• Mon espace intérieur n’est plus à moi

    Voulez-vous bien faire un exercice avec moi ? Tenez ! cela coûte si peu : engageons-nous à le faire dès ce soir. Ce soir, à l’heure d’aller nous coucher, arrêtons-nous deux minutes. Deux minutes suffisent. Deux minutes, c’est long pour un homme qui s’arrête. Et demandons-nous ce que nous contenons. Ce que je vous propose, en somme, c’est un examen de conscience. Oui, mais concret et, si je puis dire, matériel. Car il y a en chacun de nous un espace intérieur qu’il faut traverser, parcourir comme un espace véritable, en regardant quels objets sont là et où ils sont.
    C’est un grouillement d’images et de sons que nous allons trouver - des sons qui éclatent et ne se terminent pas, des bouts d’image dont aucune ne réussit à devenir une forme. Nous allons même trouver des objets plus vagues encore, des sortes de poussées, des mouvements qui ont la force de besoins. C’est le bric à brac ordinaire d’une conscience. Il n’y a vraiment pas de quoi s’étonner. Mais nous allons nous poser une autre question : ces morceaux d’images et de sons, ces fragments de désirs, sont-ils à moi ? Sont-ils à moi, ou d’autres les ont-ils mis en moi ? Est-ce ma voix que j’entends ainsi - ma voix quand je parlais tout à l’heure à quelqu’un ? Est-ce la voix de ma femme, de mes enfants, de mes amis, d’êtres vivants ? Et ces images, est-ce qu’elles me rappellent des objets dont je me suis servi, les lieux où j’ai marché, travaillé ? En vérité, c’est bien peu probable. Les images, ce seront celles de la télévision (pourtant, je ne l’ai regardée qu’une heure). Ce seront celles de toutes ces pancartes, de tous ces signaux qu’on a brandis sous mon nez depuis le matin dans les rues de ma ville, sur la première page des journaux, aux devantures des magasins, et jusque sur le paquet de lessive que j’ai acheté en rentrant. Les voix, ce seront celles des miens, mais jamais seules, toujours mêlées à d’autres voix étrangement familières et entièrement indifférentes - celles de toutes ces femmes et de tous ces hommes que je ne recontrerai jamais, auxquels je n’aurais du reste rien à dire et qui ne me parleront pas. Comment ! Mais ils me parlent ! Ils ne font que cela, à la radio, à la télévision, au cinéma, au téléphone, sur papier, sur bande magnétique... Ils le font, et pourtant rien n’a lieu. Ils ne savent pas à qui ils s’adressent. Ils parlent, mais c’est parce-qu’ils savent que de nos jours la parole se vend.

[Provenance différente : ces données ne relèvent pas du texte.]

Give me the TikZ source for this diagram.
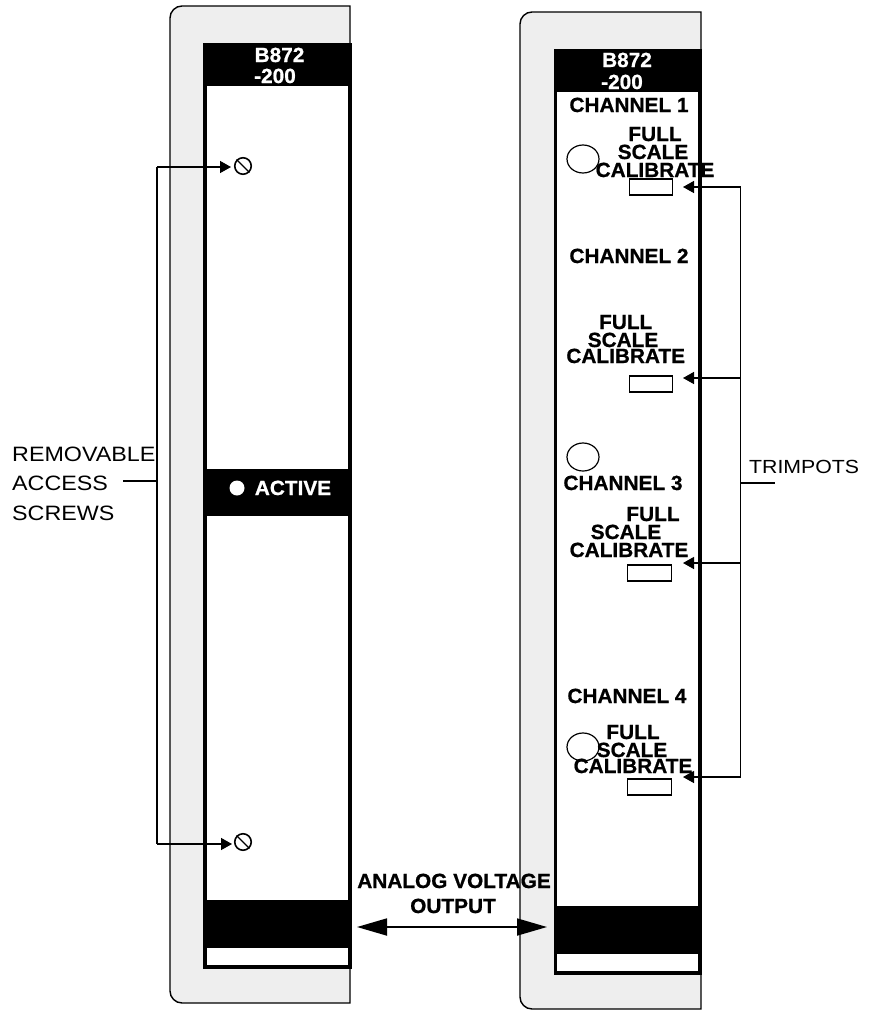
\documentclass[tikz,border=0pt]{standalone}
\usepackage{fontspec}
\usetikzlibrary{arrows.meta}
\newfontfamily\regf[FakeStretch=1.12]{Liberation Sans}
\newfontfamily\bldf[FakeStretch=1.015,FakeBold=0.8]{Liberation Sans Bold}
\definecolor{panelgray}{HTML}{EEEEEE}
\tikzset{
  x=1pt,y=-1pt,
  panel/.style={draw=black,fill=panelgray,line width=1.4pt},
  frame/.style={draw=black,fill=white,line width=3.2pt},
  band/.style={fill=black,draw=none},
  wire/.style={draw=black,line width=1.4pt},
  tipped/.style={wire,-{Triangle[length=11pt,width=12pt]}},
  bigtips/.style={draw=black,line width=1.8pt,{Triangle[length=30pt,width=17pt]}-{Triangle[length=30pt,width=17pt]}},
  boldtext/.style={anchor=base,inner sep=0pt,font=\bldf\fontsize{20.5}{22}\selectfont,text=black},
  whitetext/.style={boldtext,text=white},
  plaintext/.style={anchor=base west,inner sep=0pt,font=\regf\fontsize{20.8}{22}\selectfont,text=black},
  trimtext/.style={anchor=base west,inner sep=0pt,font=\regf\fontsize{19}{22}\selectfont,text=black},
  trimrect/.style={draw=black,fill=white,line width=1.2pt,inner sep=0pt,minimum width=43.5pt,minimum height=16pt},
  knob/.style={draw=black,line width=1.2pt,fill=none},
  screwhead/.style={draw=black,circle,line width=1.6pt,minimum size=16.5pt,inner sep=0pt},
}
\begin{document}
\begin{tikzpicture}
\useasboundingbox (0,0) rectangle (871,1010);
% left panel
\draw[panel] (350,6) [rounded corners=12pt] -- (170,6) -- (170,1003) -- (335,1003) [sharp corners] -- (350,1003) -- cycle;
\draw[frame] (205,44.5) rectangle (350,967);
\fill[band] (203.4,43) rectangle (351.6,86);
\fill[band] (203.4,469) rectangle (351.6,516);
\fill[band] (203.4,900) rectangle (351.6,948);
% right panel
\draw[panel] (701,12) [rounded corners=12pt] -- (520,12) -- (520,1009) -- (685,1009) [sharp corners] -- (701,1009) -- cycle;
\draw[frame] (555.5,50.5) rectangle (700,973);
\fill[band] (553.9,49) rectangle (701.6,92);
\fill[band] (553.9,906) rectangle (701.6,954);
% left labels
\node[whitetext] (lb) at (279.5,62) {B872};
\node[whitetext] (lc) at (275,83) {-200};
\fill[white] (237,488) circle (7.5);
\node[whitetext] (act) at (293,495) {ACTIVE};
% screws
\node[screwhead] (s1) at (243,166) {};
\node[screwhead] (s2) at (243,842) {};
\draw[wire] (s1.north west) -- (s1.south east);
\draw[wire] (s2.north west) -- (s2.south east);
\coordinate (bt) at (157,167);
\coordinate (bb) at (157,844);
\coordinate (bm) at (157,481);
\coordinate (bs) at (123,481);
\coordinate (t1) at (231,167);
\coordinate (t2) at (232,844);
\draw[wire] (bt) -- (bb);
\draw[wire] (bs) -- (bm);
\draw[tipped] (bt) -- (t1);
\draw[tipped] (bb) -- (t2);
\node[plaintext] (r1) at (12,461) {REMOVABLE};
\node[plaintext] (r2) at (12,490) {ACCESS};
\node[plaintext] (r3) at (12,520) {SCREWS};
% right labels
\node[whitetext] (rb) at (627,67) {B872};
\node[whitetext] (rc) at (622,89) {-200};
\node[boldtext] (c1) at (629,112) {CHANNEL 1};
\node[boldtext] (c2) at (629,263) {CHANNEL 2};
\node[boldtext] (c3) at (623,490) {CHANNEL 3};
\node[boldtext] (c4) at (627,703) {CHANNEL 4};
\draw[knob] (583,159) ellipse (16 and 14);
\draw[knob] (583,457) ellipse (16 and 14);
\draw[knob] (583,747) ellipse (16 and 14);
\node[boldtext] (f1) at (655,141) {FULL};
\node[boldtext] (g1) at (653,159) {SCALE};
\node[boldtext] (h1) at (655,177) {CALIBRATE};
\node[boldtext] (f2) at (625.7,329) {FULL};
\node[boldtext] (g2) at (623,347) {SCALE};
\node[boldtext] (h2) at (625.7,363) {CALIBRATE};
\node[boldtext] (f3) at (653,521) {FULL};
\node[boldtext] (g3) at (626,539) {SCALE};
\node[boldtext] (h3) at (629,557) {CALIBRATE};
\node[boldtext] (f4) at (633,739) {FULL};
\node[boldtext] (g4) at (632,757) {SCALE};
\node[boldtext] (h4) at (633,773) {CALIBRATE};
\node[trimrect] (p1) at (651,187) {};
\node[trimrect] (p2) at (651,384) {};
\node[trimrect] (p3) at (649.5,573) {};
\node[trimrect] (p4) at (649.5,787) {};
\coordinate (v1) at (740.5,187);
\coordinate (v2) at (740.5,378);
\coordinate (v3) at (740.5,563);
\coordinate (v4) at (740.5,777);
\coordinate (vm) at (740.5,483);
\coordinate (vs) at (775,483);
\coordinate (a1) at (683,187);
\coordinate (a2) at (683,378);
\coordinate (a3) at (683,563);
\coordinate (a4) at (683,777);
\draw[wire] (v1) -- (v4);
\draw[wire] (vm) -- (vs);
\draw[tipped] (v1) -- (a1);
\draw[tipped] (v2) -- (a2);
\draw[tipped] (v3) -- (a3);
\draw[tipped] (v4) -- (a4);
\node[trimtext] (tp) at (749,473) {TRIMPOTS};
% analog output
\node[boldtext] (an) at (454,888) {ANALOG VOLTAGE};
\node[boldtext] (ou) at (453,913) {OUTPUT};
\coordinate (ol) at (357,927);
\coordinate (or) at (547,927);
\draw[bigtips] (ol) -- (or);
\end{tikzpicture}
\end{document}
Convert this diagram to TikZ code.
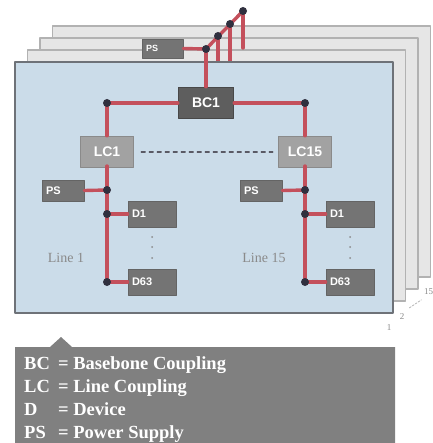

    Telle est l’odieuse découverte : mon espace intérieur n’est plus à moi. J’y trouve encore quelques objets personnels mais comme une épingle dans un tas de foin. Et mon espace intérieur n’est pas non plus aux autres : je n’ai pas eu le projet de le leur donner. Il n’est à personne. Il est jonché d’objets. Il existait déjà des cimetières de voitures, et je m’en plaignais, car ils détruisent le paysage. Mais voici qu’à mon tour je deviens cimetière de mots, de cris, de musiques, de gestes que personne ne fait pour de bon, d’informations, de recettes, de séquences cent fois répétées et que personne ne veut.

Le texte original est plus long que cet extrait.